You might be familiar with our contrarian philosophy of trading. In short, as contrarians, we look for stocks that have had bullish stock price action and despite that, investors continue to have doubts and negative feelings about the stock. The idea is that the large number of doubters represents a lot of sideline money. As the stock moves higher and higher, at some point those doubters capitulate, and if they all pile in at once, that creates a fast and furious rally in the stock, which is especially profitable for option players like us. If the capitulation does not occur all at once, it can play out over a longer period, initiating a long-term steady rally which can also be very profitable. Similarly, for bearish bets we look for the opposite setup; negative price action for a hyped-up stock.
As we get to the end of 2019, I’m looking at what stocks would fit these criteria. It may give us a pretty good list of trade ideas going forward.
Bullish and Bearish Contrarian Setups
To find a list of bullish setups, I first looked for stocks which have outperformed the S&P 500 Index (SPX) this year. With the index up over 25% so far, any stock that beats this I would call having positive price action. To layer in sentiment, I looked at multiple data points to confirm investors had become more bearish on the stock. Specifically, I included stocks where option players, short sellers, and analysts were all showing a more bearish view on the stock. Specifically, here are the criteria for this screen:
- The year-to-date return is better than the SPX.
- There was an increase in short interest.
- Percentage of analyst "buy" ratings declined on the year.
- The Schaeffer’s put/call open interest ratio (SOIR) is greater than one.
This is a pretty good starting point if you’re looking for some bullish stock trades going forward.
Naturally, I reversed the criteria to find stocks that we may look at for bearish stock plays, or maybe simply stocks to avoid. Specifically, the criteria are:
- The year-to-date return is negative.
- There was a decrease in short interest.
- Percentage of analyst "buy" ratings increased on the year.
- The SOIR is less than one.
Below, I show some evidence that this is a valid indicator. I used the same criteria as above for finding bullish and bearish setups at the end of 2018. Then, I summarized the return through the first three months of this year. Looking at the average return and the percentage that beat the S&P 500 through the first three months of the year, the bullish setups performed the best and the bearish setups performed the worst. This was despite the fact that 96% of the bearish setups were positive, the largest of any grouping. Note that only eight stocks met the criteria for a bullish setup.
The table below shows how these screeners performed two years ago. That is, which stocks met the criteria during 2017 versus how they performed through the first three months of 2018. In this case, looking at the average return, the bullish stocks underperformed stocks that were neither bullish nor bearish. They did, however, have the highest percentage that beat the SPX. Where the screener really shined was finding bearish setups. Those stocks lost an average of 10% through the first three months, with only 20% beating the index and only 13% of them positive. These were great stocks to avoid or short at the beginning of 2018.

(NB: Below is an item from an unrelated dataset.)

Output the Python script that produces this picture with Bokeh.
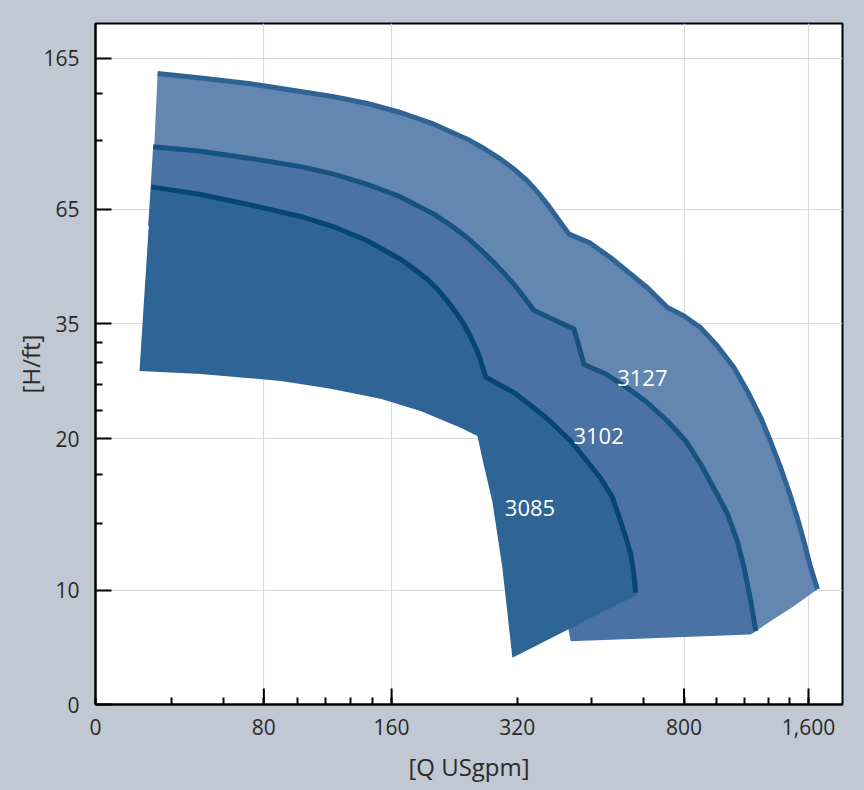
import numpy as np
from bokeh.plotting import figure
from bokeh.models import Range1d, FixedTicker, ColumnDataSource
from bokeh.core.properties import value
from bokeh.embed import file_html
from bokeh.resources import INLINE

# ---------------- axis definition (custom, piecewise-log scale) ----------------
X_TICKS = [0, 80, 160, 320, 800, 1600]
X_TICK_POS = [0.0, 168.3, 296.0, 421.7, 588.3, 712.7]
X_LABELS = ["0", "80", "160", "320", "800", "1,600"]
X_LONG = [80, 160, 800, 1600]          # long ticks + grid lines
X_MINOR = [36, 61, 96, 112, 128, 144, 480, 640, 960, 1120, 1280, 1440]

Y_TICKS = [0, 10, 20, 35, 65, 165]
Y_TICK_POS = [0.0, 114.0, 265.6, 380.6, 495.0, 646.0]
Y_LABELS = ["0", "10", "20", "35", "65", "165"]
Y_GRID = [10, 20, 35, 65, 165]
Y_MINOR = [133, 99, 32, 29, 26, 23, 17, 13.6]

X_END = 746.7
Y_END = 680.6

# ---------------- data: Q [USgpm], H [ft] ----------------
# 3127: max impeller curve
Q127_MAX = [29.5, 50, 73.7, 97.6, 117, 140.2, 168.1, 202, 242.9, 266.2, 291.8, 314.1,
            338.1, 357.2, 377.4, 425, 476.3, 534.6, 654.1, 730.2, 800, 878, 963.6, 1057,
            1139, 1226.6, 1297, 1371, 1437.7, 1505, 1563, 1620.6, 1682]
H127_MAX = [150, 145.9, 140.8, 134.3, 130.0, 124.7, 118.0, 109.8, 100.1, 94.5, 88.5, 83.2,
            77.4, 72.3, 67.0, 56.8, 54.2, 50.0, 42.5, 38.2, 36.5, 34.3, 31.4, 28.25,
            25.2, 22.15, 19.7, 17.5, 15.64, 13.9, 12.44, 11.09, 10.05]
# 3127: end of range and minimum impeller (lower boundary)
Q127_MIN = [1474, 1297, 1193, 1128, 981, 786, 565, 406, 261, 128, 74, 27.6]
H127_MIN = [8.62, 7.31, 6.43, 7.31, 11.43, 17.25, 21.8, 26.5, 39.6, 64.3, 72.8, 87.6]

# 3102
Q102_MAX = [27.4, 50, 73.7, 97.6, 117, 140.2, 168.1, 202, 221.5, 242.9, 261.4, 281.3,
            297.2, 314.1, 331.8, 350.6, 436.9, 461.6, 520.1, 586, 648, 730.2, 807.6, 878,
            954.6, 1018.9, 1077, 1117.6, 1160, 1193]
H102_MAX = [95.5, 92.9, 88.9, 84.5, 80.7, 75.8, 70.1, 63.3, 59.6, 55.7, 52.2, 48.7,
            46.0, 43.3, 40.4, 37.6, 34.1, 28.7, 27.4, 25.6, 24.0, 21.8, 19.8, 17.8,
            15.7, 14.2, 12.5, 11.1, 9.06, 6.43]
Q102_MIN = [1160, 429, 395, 344, 276, 234, 168, 98, 50, 25]
H102_MIN = [6.14, 5.55, 11.4, 18.9, 24.0, 29.2, 39.6, 49.1, 54.8, 59.4]

# 3085
Q085_MAX = [26.5, 50, 73.7, 97.6, 117, 140.2, 168.1, 180.9, 194.8, 205.9, 217.5, 227.7,
            238.4, 247.3, 256.7, 262.8, 268.7, 317, 373.9, 429, 506, 539.6, 564.8, 580.6,
            596.8, 606.7, 613.3]
H085_MAX = [74.6, 71.2, 66.7, 62.5, 59.1, 54.8, 49.6, 47.1, 44.5, 42.2, 39.6, 37.3,
            34.9, 32.8, 30.6, 28.8, 27.0, 24.9, 22.2, 19.8, 16.7, 15.3, 13.7, 12.76,
            11.8, 10.82, 9.79]
Q085_MIN = [619, 311.3, 294.6, 278.8, 265.7, 256.7, 234.1, 187.7, 150.7, 114.9, 97.6,
            87.6, 50, 20.9]
H085_MIN = [9.65, 4.09, 11.09, 15.0, 17.8, 20.26, 21.1, 22.9, 24.3, 25.5, 26.1, 26.5,
            27.4, 27.8]

MODELS = ["3127", "3102", "3085"]
LABEL_Q = [636, 500, 343]
LABEL_H = [26.9, 20.26, 14.6]

# ---------------- styles ----------------
BG = "#c0c8d3"
FILL = {"3127": "#6487b1", "3102": "#4a72a4", "3085": "#2f6596"}
LINE = {"3127": "#2e6394", "3102": "#175381", "3085": "#064674"}
FONT = "Open Sans"
TXT = "#2a2a2a"


def to_axis(vals, ticks, pos):
    v = np.asarray(vals, dtype=float)
    out = np.empty_like(v)
    for k, x in enumerate(v):
        i = int(np.searchsorted(ticks, x, side="right")) - 1
        i = min(max(i, 0), len(ticks) - 2)
        a, b = ticks[i], ticks[i + 1]
        if a <= 0:
            f = (x - a) / (b - a)
        else:
            f = np.log(x / a) / np.log(b / a)
        out[k] = pos[i] + f * (pos[i + 1] - pos[i])
    return out


def tx(vals):
    return [round(float(t), 3) for t in to_axis(vals, X_TICKS, X_TICK_POS)]


def ty(vals):
    return [round(float(t), 3) for t in to_axis(vals, Y_TICKS, Y_TICK_POS)]


p = figure(frame_width=747, frame_height=681,
           x_range=Range1d(0, X_END), y_range=Range1d(0, Y_END),
           output_backend="svg", toolbar_location=None,
           min_border_left=95, min_border_right=14, min_border_top=23, min_border_bottom=78)

p.background_fill_color = "white"
p.border_fill_color = BG
p.outline_line_color = "black"
p.outline_line_width = 2

try:
    from bokeh.models import GlobalInlineStyleSheet
    p.stylesheets = [GlobalInlineStyleSheet(css="html, body { background-color: %s; }" % BG)]
except Exception:
    pass

# ---- x axis ----
xa = p.xaxis[0]
x_major = tx(X_TICKS)
xa.ticker = FixedTicker(ticks=x_major, minor_ticks=tx(X_MINOR))
xa.major_label_overrides = {pos: lab for pos, lab in zip(x_major, X_LABELS)}
xa.axis_label = "[Q USgpm]"

# ---- y axis ----
ya = p.yaxis[0]
y_major = ty(Y_TICKS)
ya.ticker = FixedTicker(ticks=y_major, minor_ticks=ty(Y_MINOR))
ya.major_label_overrides = {pos: lab for pos, lab in zip(y_major, Y_LABELS)}
ya.axis_label = "[H/ft]"

for ax in (xa, ya):
    ax.axis_line_color = "black"
    ax.axis_line_width = 2
    ax.major_tick_in = 16
    ax.major_tick_out = 0
    ax.minor_tick_in = 7
    ax.minor_tick_out = 0
    ax.major_tick_line_color = "black"
    ax.major_tick_line_width = 2
    ax.minor_tick_line_color = "black"
    ax.minor_tick_line_width = 2
    ax.major_label_text_font = FONT
    ax.major_label_text_font_size = "21px"
    ax.major_label_text_color = TXT
    ax.axis_label_text_font = FONT
    ax.axis_label_text_font_size = "24px"
    ax.axis_label_text_font_style = "normal"
    ax.axis_label_text_color = TXT
xa.major_tick_in = 7          # 320 keeps a short tick; long ones drawn below
xa.major_label_standoff = 14
ya.major_label_standoff = 16
xa.axis_label_standoff = 12
ya.axis_label_standoff = -7

# ---- grid ----
p.xgrid.ticker = FixedTicker(ticks=tx(X_LONG))
p.ygrid.ticker = FixedTicker(ticks=ty(Y_GRID))
for g in (p.xgrid[0], p.ygrid[0]):
    g.grid_line_color = "#d9d9d9"
    g.grid_line_width = 1.2

# long x ticks (16 px) at the gridded values
xl = tx(X_LONG)
p.segment(x0=xl, x1=xl, y0=[0] * len(xl), y1=[16] * len(xl),
          line_color="black", line_width=2)

# ---- regions ----
regions = {
    "3127": (Q127_MAX, H127_MAX, Q127_MIN, H127_MIN),
    "3102": (Q102_MAX, H102_MAX, Q102_MIN, H102_MIN),
    "3085": (Q085_MAX, H085_MAX, Q085_MIN, H085_MIN),
}
for m in MODELS:
    qmax, hmax, qmin, hmin = regions[m]
    px = tx(list(qmax) + list(qmin))
    py = ty(list(hmax) + list(hmin))
    p.patch(px, py, fill_color=FILL[m], line_color=None)
    p.line(tx(qmax), ty(hmax), line_color=LINE[m], line_width=5, line_join="round")

src = ColumnDataSource(dict(x=tx(LABEL_Q), y=ty(LABEL_H), t=MODELS))
p.text(x="x", y="y", text="t", source=src, text_color="white", text_font=value(FONT),
       text_font_size="22px", text_align="center", text_baseline="middle")

open("out.html", "w").write(file_html(p, INLINE))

Finally, before you blindly buy the bullish setups or short the bearish ones, here’s a cautionary tale. Look at the performance of this screener in 2016 (looking at the returns through the first three months of 2017). The stocks meeting the bullish criteria performed horribly while the stocks meeting the bearish criteria raced higher. It wasn’t even close. The stocks that had a bullish setup averaged a 1.2% return with just 31% of them beating the benchmark. Compare that to the bearish setups which averaged a 15% return through the first three months, and 53% beating the benchmark.